**TASK DETAILS:**
Set aside the pictures and output only the lines from the one containing "Convert this chart to Bokeh code." up to and including the one containing "from bokeh.resources import INLINE".

**DATA LINES:**
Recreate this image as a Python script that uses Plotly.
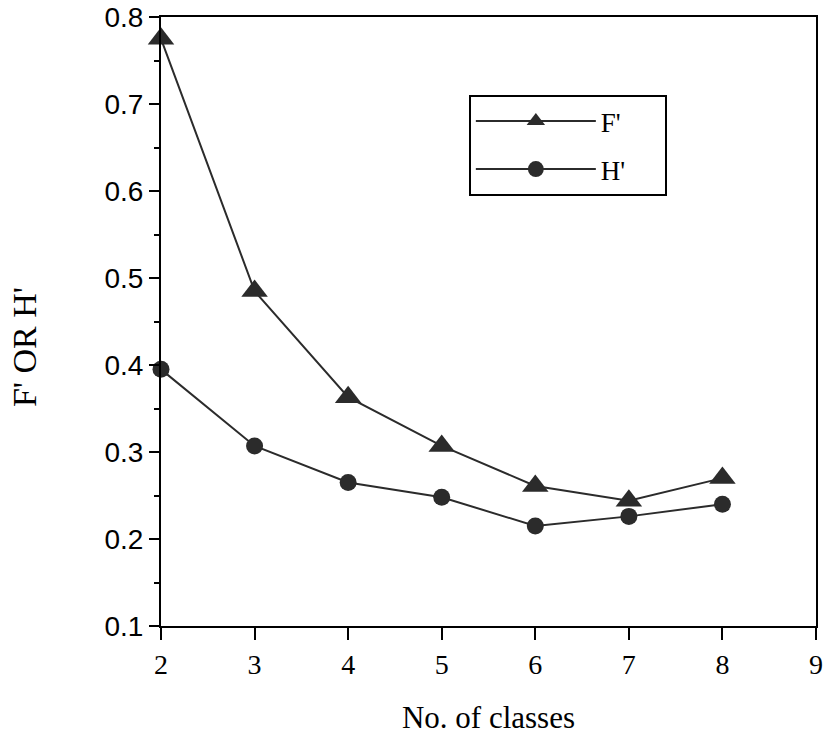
import plotly.graph_objects as go

# Number of classes and the two indices computed for each
classes = [2, 3, 4, 5, 6, 7, 8]
f_prime = [0.775, 0.485, 0.363, 0.307, 0.261, 0.244, 0.270]
h_prime = [0.395, 0.307, 0.265, 0.248, 0.215, 0.226, 0.240]

x_ticks = [2, 3, 4, 5, 6, 7, 8, 9]
y_ticks = [0.1, 0.2, 0.3, 0.4, 0.5, 0.6, 0.7, 0.8]

ink = "#2b2b2b"
serif = "Liberation Serif, Times New Roman, serif"
sans = "Liberation Sans, Arial, sans-serif"
pad = "\u00a0" * 5

fig = go.Figure()
fig.add_trace(go.Scatter(
    x=classes, y=f_prime, name="F'" + pad, mode="lines+markers",
    legendgroup="f", line=dict(color=ink, width=2),
    marker=dict(symbol="triangle-up", size=23, color=ink),
    cliponaxis=False,
))
fig.add_trace(go.Scatter(
    x=classes, y=h_prime, name="H'" + pad, mode="lines+markers",
    legendgroup="h", line=dict(color=ink, width=2),
    marker=dict(symbol="circle", size=17, color=ink),
    cliponaxis=False,
))

fig.update_layout(
    width=825, height=739,
    margin=dict(l=161, r=2, t=15, b=113),
    paper_bgcolor="white", plot_bgcolor="white",
    showlegend=True,
    legend=dict(
        x=0.470, y=0.872, xanchor="left", yanchor="top",
        bordercolor="black", borderwidth=2, bgcolor="white",
        font=dict(family=serif, size=27, color="black"),
        itemwidth=120, traceorder="grouped", tracegroupgap=10,
    ),
    xaxis=dict(
        range=[2, 9], tickvals=x_ticks, ticks="outside", ticklen=12,
        tickwidth=2, tickcolor="black", ticklabeloverflow="allow",
        showline=True, linecolor="black", linewidth=2, mirror=True,
        showgrid=False, zeroline=False,
        tickfont=dict(family=serif, size=28, color="black"),
        title=dict(text="No. of classes", font=dict(family=serif, size=31, color="black"),
                   standoff=28),
    ),
    yaxis=dict(
        range=[0.1, 0.8], tickvals=y_ticks, tickformat=".1f",
        ticks="outside", ticklen=10, tickwidth=2, tickcolor="black",
        ticklabeloverflow="allow",
        minor=dict(dtick=0.05, ticks="outside", ticklen=5, tickwidth=2, tickcolor="black"),
        showline=True, linecolor="black", linewidth=2, mirror=True,
        showgrid=False, zeroline=False,
        tickfont=dict(family=sans, size=28, color="black"),
    ),
    annotations=[dict(
        text="F' OR H'", textangle=-90, showarrow=False,
        xref="paper", yref="paper", x=0, y=0.458,
        xanchor="center", yanchor="middle", xshift=-137,
        font=dict(family=serif, size=34, color="black"),
    )],
)

fig.write_html("out.html")
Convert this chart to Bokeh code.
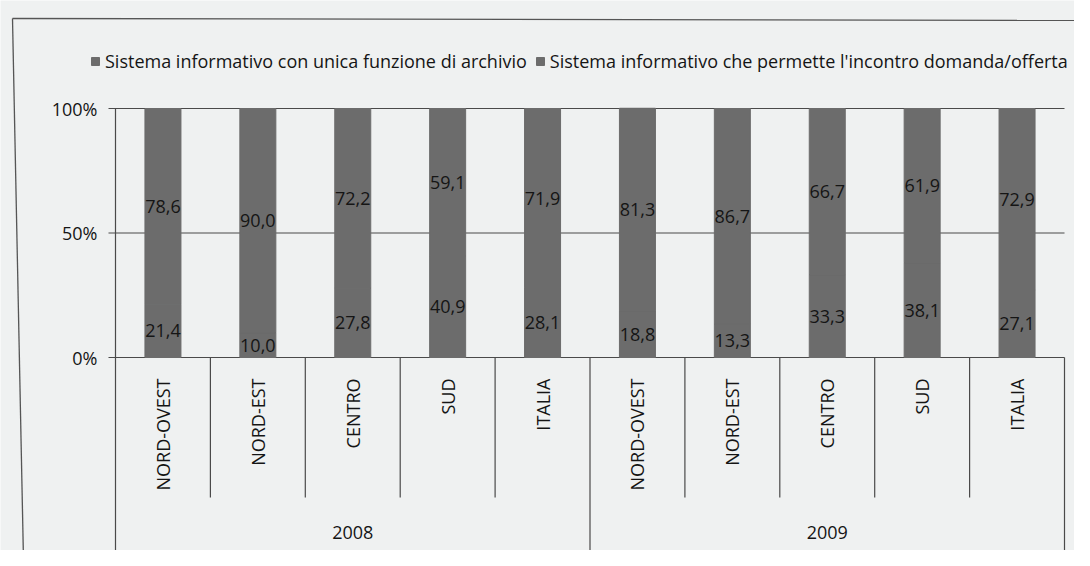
import numpy as np
from bokeh.plotting import figure
from bokeh.models import ColumnDataSource, Range1d, Legend, LegendItem
from bokeh.core.properties import value
from bokeh.embed import file_html
from bokeh.resources import INLINE

# ---------------- data ----------------
years = ["2008", "2009"]
regions = ["NORD-OVEST", "NORD-EST", "CENTRO", "SUD", "ITALIA"]
archivio = [21.4, 10.0, 27.8, 40.9, 28.1, 18.8, 13.3, 33.3, 38.1, 27.1]
incontro = [78.6, 90.0, 72.2, 59.1, 71.9, 81.3, 86.7, 66.7, 61.9, 72.9]
series_names = [
    "Sistema informativo con unica funzione di archivio",
    "Sistema informativo che permette l'incontro domanda/offerta",
]
y_ticks = [0, 50, 100]

# ---------------- style ----------------
FONT = "Open Sans"
BAR = "#6c6c6c"
BG = "#eff1f1"
INK = "#151515"
LINE = "#4a4a4a"
FS = "18px"

# pixel geometry (reference image coordinates) -> data mapping
PX_X0, PX_PER_X = 115.0, 94.9      # x = 0 at px 115, one category = 94.9 px
PX_Y0, PX_PER_Y = 357.0, 2.49      # y = 0 at px 357, one percent = 2.49 px
def dx(px):
    return (px - PX_X0) / PX_PER_X
def dy(py):
    return (PX_Y0 - py) / PX_PER_Y

W, H = 1074, 550
p = figure(width=W, height=H, output_backend="svg", toolbar_location=None, tools="",
           x_range=Range1d(dx(0), dx(W)), y_range=Range1d(dy(H), dy(0)),
           x_axis_type=None, y_axis_type=None, min_border=0,
           min_border_left=0, min_border_right=0, min_border_top=0, min_border_bottom=0)
p.outline_line_color = None
p.background_fill_color = BG
p.border_fill_color = BG

n_reg = len(regions)
cats = [(yr, rg) for yr in years for rg in regions]
xs = [i + 0.5 for i in range(len(cats))]

# outer scan frame
p.segment(x0=[dx(12), dx(12)], y0=[dy(18), dy(18)], x1=[dx(1090), dx(23)], y1=[dy(20), dy(560)],
          line_color="#555555", line_width=1.3)

# gridlines + tick marks
tick_left = dx(108)
p.segment(x0=[tick_left] * len(y_ticks), y0=y_ticks, x1=[len(cats)] * len(y_ticks), y1=y_ticks,
          line_color=LINE, line_width=1.1)

# bars
src = ColumnDataSource(dict(x=xs, archivio=archivio, incontro=incontro))
rs = p.vbar_stack(["archivio", "incontro"], x="x", width=36 / PX_PER_X, source=src,
                  fill_color=[BAR, BAR], line_color=[BAR, BAR], line_width=1)

# left axis line and category separators
sep_inner_bottom = dy(497)
sep_outer_bottom = dy(550)
p.segment(x0=[0], y0=[y_ticks[-1]], x1=[0], y1=[sep_outer_bottom], line_color=LINE, line_width=1.2)
outer = [g * n_reg for g in range(len(years) + 1)]
inner = [i for i in range(1, len(cats)) if i % n_reg != 0]
p.segment(x0=outer[1:], y0=[0] * len(outer[1:]), x1=outer[1:], y1=[sep_outer_bottom] * len(outer[1:]),
          line_color=LINE, line_width=1.2)
p.segment(x0=inner, y0=[0] * len(inner), x1=inner, y1=[sep_inner_bottom] * len(inner),
          line_color=LINE, line_width=1.2)

# y tick labels
p.text(x=[dx(97)] * len(y_ticks), y=y_ticks, text=[f"{t}%" for t in y_ticks],
       text_font=value(FONT), text_font_size=FS, text_color=INK,
       text_align="right", text_baseline="middle")

# value labels
fmt = lambda v: f"{v:.1f}".replace(".", ",")
lab_x = xs + xs
lab_y = [a / 2 for a in archivio] + [a + b / 2 for a, b in zip(archivio, incontro)]
lab_t = [fmt(a) for a in archivio] + [fmt(b) for b in incontro]
p.text(x=lab_x, y=lab_y, text=lab_t, text_font=value(FONT), text_font_size=FS,
       text_color=INK, text_align="center", text_baseline="middle")

# category labels (rotated)
p.text(x=xs, y=[dy(378)] * len(xs), text=[c[1] for c in cats], angle=np.pi / 2,
       text_font=value(FONT), text_font_size=FS, text_color=INK,
       text_align="right", text_baseline="middle")

# year labels
p.text(x=[g * n_reg + n_reg / 2 for g in range(len(years))], y=[dy(532)] * len(years), text=years,
       text_font=value(FONT), text_font_size=FS, text_color=INK,
       text_align="center", text_baseline="middle")

# legend
legend = Legend(items=[LegendItem(label=series_names[0], renderers=[rs[0]]),
                       LegendItem(label=series_names[1], renderers=[rs[1]])],
                location=(90, 477), orientation="horizontal",
                background_fill_alpha=0, border_line_color=None, padding=0, margin=0,
                spacing=8, glyph_width=10, glyph_height=10, label_standoff=5,
                label_text_font=FONT, label_text_font_size=FS, label_text_color=INK,
                label_height=20)
p.add_layout(legend)

open("out.html", "w").write(file_html(p, INLINE))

**WRITTEN ANSWER:**
Convert this chart to Bokeh code.
import numpy as np
from bokeh.plotting import figure
from bokeh.models import ColumnDataSource, Range1d, Legend, LegendItem
from bokeh.core.properties import value
from bokeh.embed import file_html
from bokeh.resources import INLINE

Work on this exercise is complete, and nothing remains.